I wanna go! I feel like I came down from the mountain for this conversation. It's like: I'm gonna go, but please let five other refugees become pop stars. If you're saying all these different people have to become famous to have their country discussed, then I'm gonna watch this fucking space. I'm gonna watch that the next time you give out awards it's gonna go to a Syrian kid. I've fought this fight for 15 years, but I'm gonna make sure that you're gonna let Syrian kids come through, or Libyan kids, or Yemeni kids. Also, I'm gonna see what happens the next time we're blowing up mines in Africa, that those African kids are getting the same opportunities that kids are getting in America, based on colour.

People can argue that Maya doesn't understand the nature and the history of the American race struggle, they can argue that different subjugated groups don't need to exist in opposition to each other, but should be part of the same movement. You could question the vagueness of the conceptual 'they' who are always putting her down, and the sometimes simplistic way she views complex struggles.

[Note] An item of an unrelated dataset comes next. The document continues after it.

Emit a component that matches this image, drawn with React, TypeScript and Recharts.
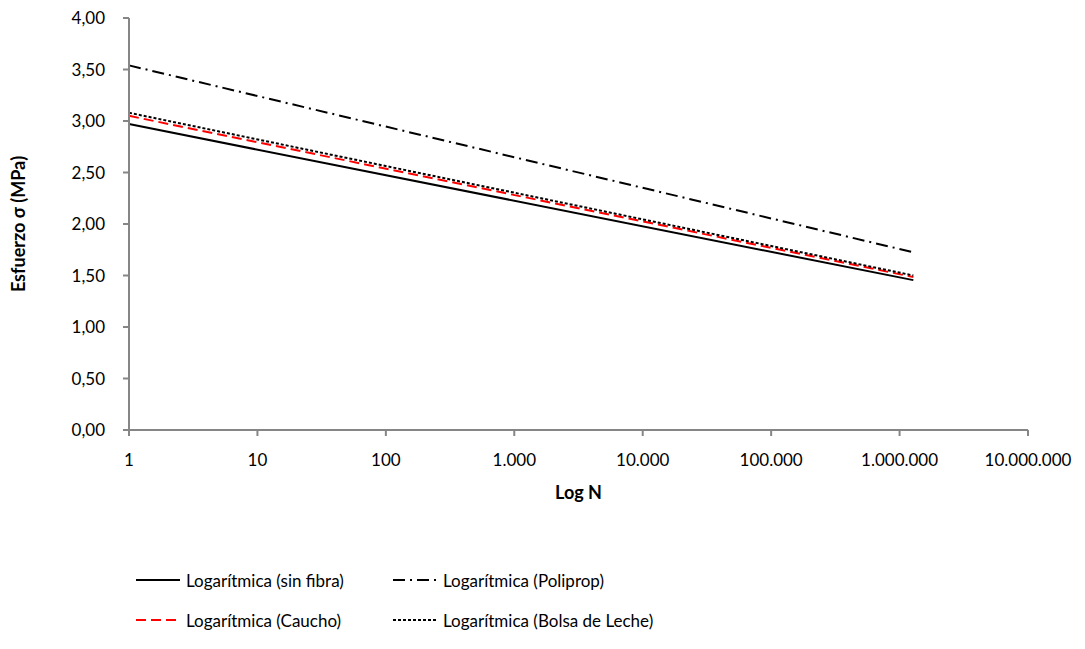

But there is a point in what's she's getting at. If we decide that only people who have a direct experience of a particular struggle are allowed to be spokespeople for that struggle, then we had better make sure that there are plenty of refugee celebrities from wartorn Syria, otherwise we're only going to hear about the struggles on our doorstep. Who was the last Palestinian popstar? Where are the famous Syrian actors who have the legitimacy to talk about the intricacies of civil war? It's a long and arduous road to tell your own story – in America especially, it can take generations before an immigrant is able to move through the social ranks to reach a point where they can share their own experience. In the meantime, maybe having a fearless cheerleader willing to bring those voices into the mainstream is a good second best to having no voices at all.

What doesn't make sense to me though, is why she wants to stop now. If she so vehemently believes that she needs to give a voice to the voiceless, then why is she quitting now. So I try one last tack.

Do you ever wanna fight that fight in a different way, even if you're done with music. Maybe it's time to pop on a suit and go on Newsnight and talk about it that way.
No – I can only talk about it as a musician, and I can only talk about it as a musician who actually got fucked over on this point five years ago. That's why I think it's important to mention the context of who I am. If you read that New York Times article it says, "She'd be a great pop star if she didn't talk about politics." It's like, you're saying exactly the opposite thing to me now. Now you're saying it's cool for your pop stars to talk about politics, now you're like "Why don't you talk about yours?" I did, and you laughed at me and said, "Well, if you only shut up and put on some high heels and do a dance routine you'd be amazing."

Well that door was open to you, you could have done that. Seeing as you made the choice to continue talking about politics and that this is going to be your last record…
I would never go into politics. Why would I? It's not real is it. It's not real enough for me. I'd much rather start a cab company than go into politics.